Optocouplers and Optoisolators

Introduction to Optocouplers and Optoisolators

Basically, we use optocouplers and optoisolators to minimize interference in our control circuit. We separate the load side of the circuit from the control side. In other words, we don’t need to worry about noise from the load interfering with the control circuit. Additionally, this provides some form of protection of the microcontroller from incorrect wiring, and failures, such as short circuits.

Anyone who has spent some time with microcontrollers has probably seen some strange things happen due to a noisy load. This is especially true with inductive loads, such as a relay coil, or a solenoid.
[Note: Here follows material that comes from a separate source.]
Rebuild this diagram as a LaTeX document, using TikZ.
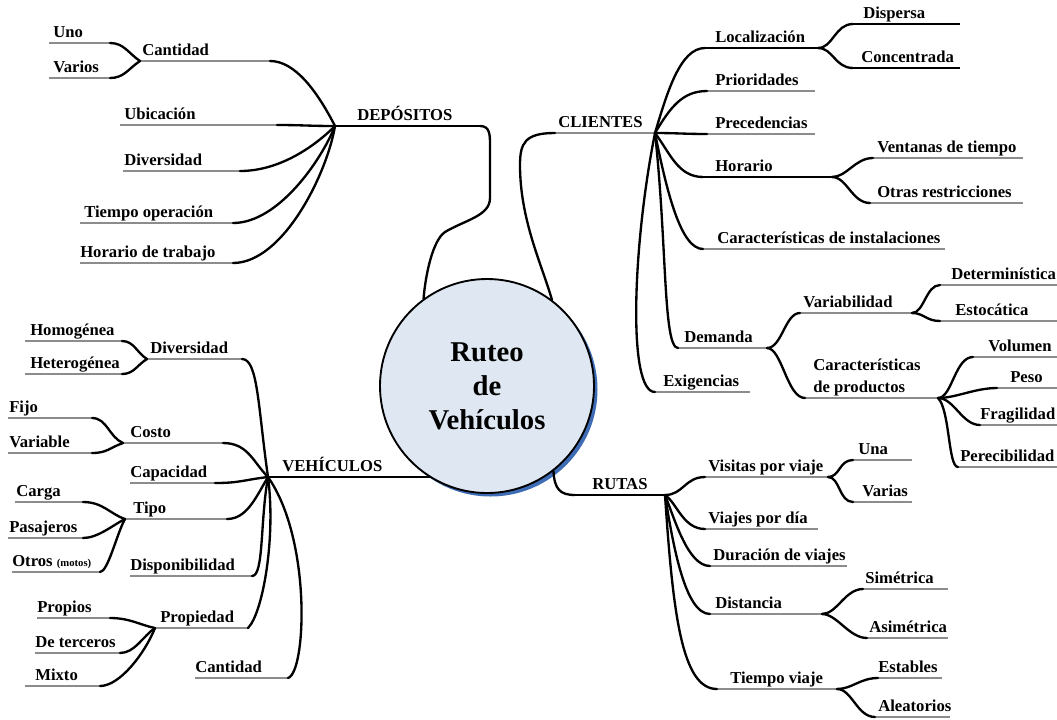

The optocoupler does not eliminate the need for a flyback diode or snubber for inductive loads, but it does help to keep most all of the noise out of your control circuit. Depending on the optocoupler you choose, you might also eliminate the need for an extra transistor to control larger loads. Optocouplers are available for switching DC as well as AC loads.

Although there are many different types of optocouplers, this example will use the 4n35. We will turn on a simple LED through the optocoupler

Description of Operation

The control circuit simply turns on an LED which is inside of the optocoupler. This light, in turn, causes the photo transistor to conduct on the load side. We still need to take the regular precautions to ensure we do not exceed the load limitations of the microprocessor, or the optocoupler. For more information on the 4N35, check out the datasheet.

4N35 Optocoupler Pinout

In this case, our control circuit connects to the left side (Pins 1&2). Likewise, the Load circuit connects to the right side (Pins 4&5). We make no connection to pin 3. At the same time, we do not need to make a connection to the base (pin 6) since we are controlling the photo transistor with the internal LED.

Wiring the Optocouplers and Optoisolators

I’ve created the following diagram using Tinkercad. In this case, I’ll just use a simple push button to represent an output from the microprocessor. This will simply the operation of our circuit so we concentrate solely on how the optocoupler is working.

Remember, pins 1&2 are simply an LED, and we treat them as such. Therefore, we need to add a current limiting resistor in series with the LED.

When we press the button, the LED turns on inside of the optocoupler. In turn, this causes the Phototransistor to conduct. The red LED acts as our load, and this LED will energize.